Full Disclosure: In compliance with the new Truth in Lending guidelines, the lender must provide the prospective borrower with a list of all fees relating to the loan. This includes all closing costs, recording fees, processing fees and fees for services required by the lender but paid for by the borrower. In some cases, the lender will clarify that a charge is an estimate only.

Hardship Letter: With high unemployment, many homeowners are suffering from unemployment or reduced income. These hardships and others may help the borrower renegotiate a loan modification or short sale. The hardship is explained in a document called the hardship letter.

Letter of Authority: Banks cannot discuss personal financial information, including mortgage details, with any person not approved by the borrower. When considering a short sale, the underwater seller can authorize a real estate agent to talk with the lender about the loan or loans. To enable the agent to negotiate with the lender, the seller can sign a letter of authority, which the agent can present to the bank.

Loan Modification: Any borrower can apply for a loan modification. In today's market, homeowners who are in pre-foreclosure can apply for a loan modification. Borrowers who are upside down and are experiencing a hardship can apply under the Home Affordable Foreclosure Alternative (HAFA). Under HAFA guidelines, lenders can suspend foreclosure action and offer the borrower a loan modification for a stated trial period. If the borrower does not comply with the new terms, the bank can move forward with foreclosure. The lender can reduce the interest rate, extend the life and possibly reduce the principal balance in order to give the borrower a chance to keep their home. HAMP provides financial incentives to both the borrower and lender if the modification is successful.

Mortgage Contingency: If a purchaser will require a mortgage to complete the purchase and sale of real estate, the offer should contain a mortgage contingency. This clause provides the buyer the opportunity to procure a mortgage within a defined time frame. The purchaser must obtain a mortgage commitment by the date cited in the contract. If the buyer cannot obtain the commitment by the due date, the contract will be nullified and the seller may put the property back on the market.
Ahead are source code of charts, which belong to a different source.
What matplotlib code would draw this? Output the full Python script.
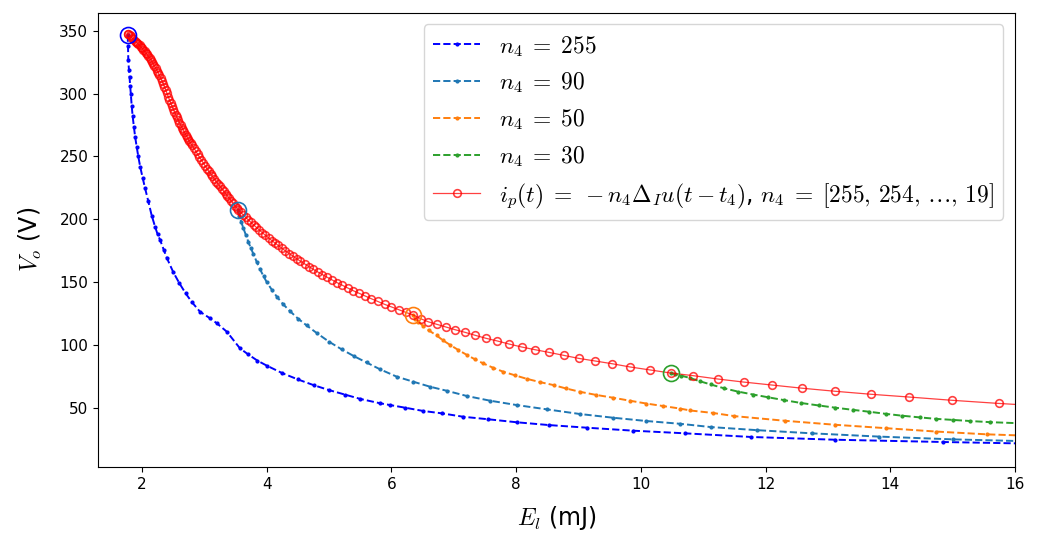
import matplotlib
matplotlib.use("Agg")
import matplotlib.pyplot as plt

plt.rcParams["mathtext.fontset"] = "cm"

# n4 = 255 (blue)
E_255 = [1.77, 1.775, 1.78, 1.79, 1.80, 1.81, 1.82, 1.835, 1.85, 1.87, 1.89,
         1.915, 1.94, 1.97, 2.01, 2.05, 2.10, 2.155, 2.21, 2.25, 2.29, 2.35,
         2.40, 2.50, 2.60, 2.70, 2.80, 2.93, 3.09, 3.20, 3.36, 3.57, 3.70,
         3.85, 4.00, 4.25, 4.50, 4.75, 5.00, 5.25, 5.50, 5.82, 5.98, 6.22,
         6.51, 6.81, 7.15, 7.55, 8.01, 8.52, 9.13, 9.88, 10.71, 11.77, 13.12,
         14.85, 16.03, 17.3]
V_255 = [347.0, 338.0, 327.0, 319.0, 313.0, 306.0, 300.0, 290.0, 282.0, 273.5,
         265.5, 257.5, 250.0, 242.0, 233.0, 224.5, 214.5, 203.0, 194.0, 188.0,
         183.5, 175.5, 169.0, 158.0, 149.0, 141.0, 134.0, 126.4, 121.2, 117.2,
         110.5, 97.3, 92.5, 87.5, 83.5, 77.5, 72.5, 68.0, 64.0, 60.5, 57.0,
         53.5, 52.1, 50.0, 47.4, 45.5, 42.8, 40.8, 38.4, 36.2, 34.1, 31.7,
         29.6, 26.7, 24.5, 22.7, 21.6, 20.9]

# n4 = 90 (steel blue)
E_90 = [3.545, 3.56, 3.59, 3.625, 3.665, 3.705, 3.745, 3.785, 3.84, 3.89,
        3.95, 4.00, 4.08, 4.16, 4.26, 4.37, 4.50, 4.64, 4.80, 5.00, 5.20,
        5.40, 5.60, 5.82, 6.085, 6.35, 6.62, 6.885, 7.21, 7.58, 8.01, 8.49,
        9.02, 9.56, 10.09, 10.63, 11.12, 11.87, 12.74, 13.82, 15.00, 16.03,
        17.2]
V_90 = [207.4, 203.0, 198.0, 193.0, 187.5, 182.0, 177.0, 172.5, 166.0, 160.5,
        154.5, 150.0, 144.0, 138.5, 132.5, 127.0, 121.0, 115.5, 109.5, 102.5,
        96.5, 91.0, 86.0, 80.5, 74.7, 70.7, 66.7, 63.5, 59.3, 55.6, 52.1,
        48.7, 45.0, 42.0, 39.4, 37.2, 34.6, 32.1, 29.6, 27.0, 24.8, 23.5,
        22.3]

# n4 = 50 (orange)
E_50 = [6.35, 6.38, 6.43, 6.51, 6.60, 6.725, 6.83, 6.94, 7.07, 7.21, 7.34,
        7.47, 7.63, 7.795, 7.98, 8.17, 8.38, 8.60, 8.80, 9.02, 9.28, 9.56,
        9.82, 10.09, 10.36, 10.63, 10.79, 11.16, 11.50, 12.31, 13.12, 13.93,
        14.74, 15.55, 16.03, 17.0]
V_50 = [123.8, 121.0, 118.5, 115.0, 111.5, 107.5, 103.5, 100.0, 96.0, 92.0,
        88.5, 85.3, 81.8, 78.6, 75.8, 73.0, 70.4, 68.0, 65.3, 62.7, 60.2,
        57.9, 55.6, 53.3, 51.3, 49.3, 47.8, 45.8, 43.3, 39.6, 36.4, 33.7,
        31.0, 28.8, 28.0, 26.5]

# n4 = 30 (green)
E_30 = [10.48, 10.55, 10.65, 10.79, 10.95, 11.12, 11.33, 11.55, 11.80, 12.04,
        12.30, 12.575, 12.85, 13.12, 13.40, 13.66, 13.93, 14.195, 14.47,
        14.74, 15.00, 15.28, 15.60, 16.03, 16.8]
V_30 = [77.6, 76.8, 75.5, 73.6, 71.0, 68.5, 65.5, 62.9, 60.5, 58.3, 56.0,
        53.7, 51.8, 50.0, 48.3, 46.8, 45.1, 43.6, 42.3, 41.1, 40.3, 39.4,
        38.5, 37.7, 36.0]

# i_p(t) step, n4 = 255 ... 19 (red)
E_step = [1.77, 1.78, 1.80, 1.82, 1.84, 1.86, 1.88, 1.90, 1.92, 1.94, 1.96,
          1.98, 2.00, 2.02, 2.04, 2.06, 2.08, 2.10, 2.12, 2.14, 2.16, 2.18,
          2.20, 2.22, 2.24, 2.26, 2.28, 2.30, 2.32, 2.34, 2.36, 2.38, 2.40,
          2.42, 2.44, 2.46, 2.48, 2.50, 2.52, 2.54, 2.56, 2.58, 2.60, 2.62,
          2.64, 2.66, 2.68, 2.70, 2.72, 2.74, 2.76, 2.78, 2.80, 2.83, 2.86,
          2.89, 2.92, 2.95, 2.98, 3.01, 3.04, 3.07, 3.10, 3.13, 3.16, 3.19,
          3.22, 3.25, 3.28, 3.31, 3.34, 3.37, 3.40, 3.43, 3.46, 3.49, 3.52,
          3.545, 3.58, 3.62, 3.66, 3.70, 3.745, 3.79, 3.83, 3.88, 3.93, 3.98,
          4.03, 4.08, 4.13, 4.18, 4.24, 4.30, 4.36, 4.42, 4.48, 4.54, 4.61,
          4.68, 4.745, 4.82, 4.89, 4.97, 5.05, 5.13, 5.21, 5.30, 5.39, 5.48,
          5.58, 5.68, 5.78, 5.89, 6.00, 6.115, 6.235, 6.35, 6.47, 6.59, 6.726,
          6.87, 7.02, 7.18, 7.345, 7.52, 7.70, 7.885, 8.09, 8.30, 8.52, 8.76,
          9.00, 9.26, 9.54, 9.83, 10.15, 10.48, 10.84, 11.24, 11.65, 12.11,
          12.59, 13.11, 13.69, 14.30, 14.99, 15.74, 16.55]
V_step = [347.5, 347.3, 346.5, 345.5, 344.4, 343.2, 342.3, 341.4, 340.5,
          339.5, 338.4, 337.3, 336.2, 335.0, 333.8, 332.6, 331.3, 330.0,
          328.6, 327.1, 325.5, 323.8, 322.1, 320.3, 318.4, 316.5, 314.5,
          312.4, 310.2, 308.0, 305.5, 302.9, 300.2, 297.5, 295.0, 292.5,
          290.1, 287.8, 285.5, 283.3, 281.1, 279.0, 277.0, 275.0, 273.0,
          271.1, 269.2, 267.4, 265.6, 263.9, 262.2, 260.6, 259.0, 256.9,
          254.4, 251.9, 249.6, 247.2, 244.9, 242.6, 240.4, 238.3, 236.2,
          234.1, 232.0, 230.0, 228.1, 226.2, 224.3, 222.4, 220.5, 218.6,
          216.8, 214.9, 212.9, 210.9, 208.9, 207.4,
          205.6, 203.6, 201.6, 199.7, 197.6, 195.5, 193.7, 191.5, 189.3,
          187.2, 185.1, 183.1, 181.2, 179.3, 177.0, 174.8, 172.7, 170.6,
          168.6, 166.6, 164.4, 162.2, 160.2, 158.0, 156.0, 153.8, 151.6,
          149.5, 147.5, 145.3, 143.1, 141.1, 138.8, 136.7, 134.6, 132.3,
          130.2, 128.0, 125.8, 123.8, 120.8, 118.4, 116.4, 114.2, 112.1,
          110.0, 107.6, 105.2, 103.1, 100.7, 98.3, 96.2, 94.1, 91.7, 89.3,
          87.2, 85.0, 82.4, 80.0, 77.6, 75.5, 72.8, 70.4, 68.0, 65.5, 63.1,
          60.7, 58.5, 55.9, 53.4, 51.0]

fig = plt.figure(figsize=(10.37, 5.45), dpi=100)
ax = fig.add_axes([98 / 1037, 1 - 467 / 545, 917 / 1037, 454.5 / 545])

dashed = [(E_255, V_255, "blue", r"$n_4\;=\;255$"),
          (E_90, V_90, "tab:blue", r"$n_4\;=\;90$"),
          (E_50, V_50, "tab:orange", r"$n_4\;=\;50$"),
          (E_30, V_30, "tab:green", r"$n_4\;=\;30$")]
for e, v, c, lab in dashed:
    ax.plot(e, v, "--", marker=".", ms=4, lw=1.4, c=c, label=lab)

ax.plot(E_step, V_step, "-o", c="red", lw=0.9, ms=5.5, mfc="none", mew=1.2,
        alpha=0.75,
        label=r"$i_p(t)\;=\;-n_4\Delta_I u(t-t_4)$, "
              r"$n_4\;=\;[255,\,254,\,\ldots,\,19]$")

# start point of every n4 curve
for e, v, c, lab in dashed:
    ax.plot(e[0], v[0], "o", ms=11.5, mfc="none", mew=1.2, c=c)

ax.set_xlim(1.294, 16)
ax.set_ylim(2.8, 364.6)
ax.set_xlabel(r"$E_l$ (mJ)", fontsize=17, labelpad=9)
ax.set_ylabel(r"$V_o$ (V)", fontsize=17, labelpad=11)
ax.tick_params(labelsize=11)
ax.legend(loc="upper right", fontsize=16.9)

fig.savefig("out.png", dpi=100)
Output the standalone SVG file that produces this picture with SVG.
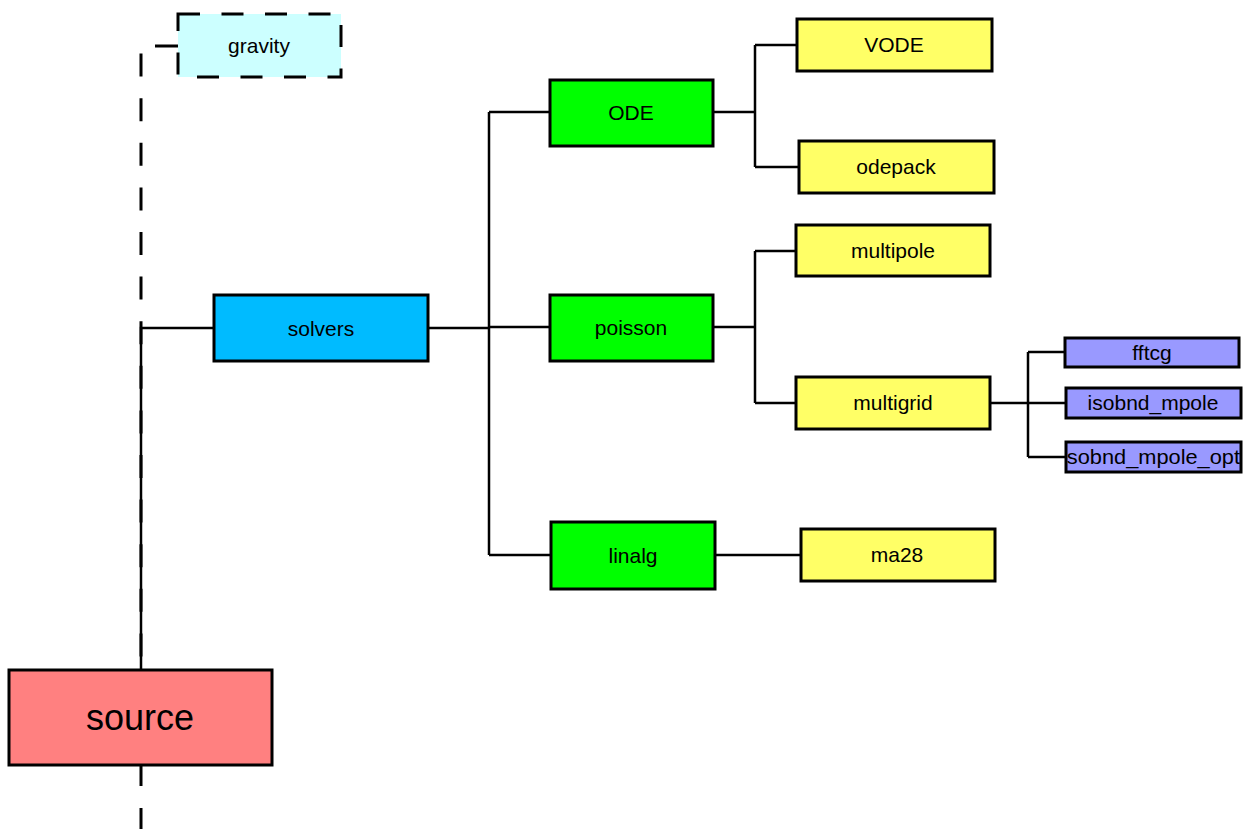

Multiple Listing Service (MLS): The multiple listing service is a marketing system devised by real estate brokers who pool their listings into a single place. Participating mls real estate agents have access to all current listings, past and present sales and information and photography connected to a property for sale. Most multiple listing services also provide oversight and resolve issues concerning brokers or agents.

National Association of Realtors (NAR): The NAR is the largest trade organization in the country. The NAR provides training and educational courses to brokers and agents who join the association. The NAR advises members about changes in real estate law and develop the ethical standards with which members must be compliant. The NAR furnishes monthly, quarterly and annual reports about the housing market and consumer confidence.

Pre-foreclosure: Pre-foreclosure is the period of time between when the loan was defaulted and the actual foreclosure. During the pre-foreclosure stage, the homeowner can remain in the home. During pre-foreclosure, the borrower can halt the process by repaying the loan in full or by working with the lender to determine the best option. The bank can halt the foreclosure process at any time.

Real Estate Owned (REO): Real Estate Owned (REO) is real estate for which the lender has taken title. REO is real estate obtained by the bank through foreclosure. The bank will attempt to liquidate REO by selling the property.

Short Sale: A short sale is a transaction to purchase and sell real estate prior to foreclosure. The owner and the lender must agree to terms. The two characteristics for a short sale are the mortgage is underwater and the borrower has a verifiable hardship, such as unemployment, serious illness and other unexpected events that prevent the borrower from making monthly mortgage payments.

Underwater Mortgage: An underwater mortgage is also called an upside down mortgage. An underwater mortgage is created when the market value of the secured real estate is less than the amount of the mortgage.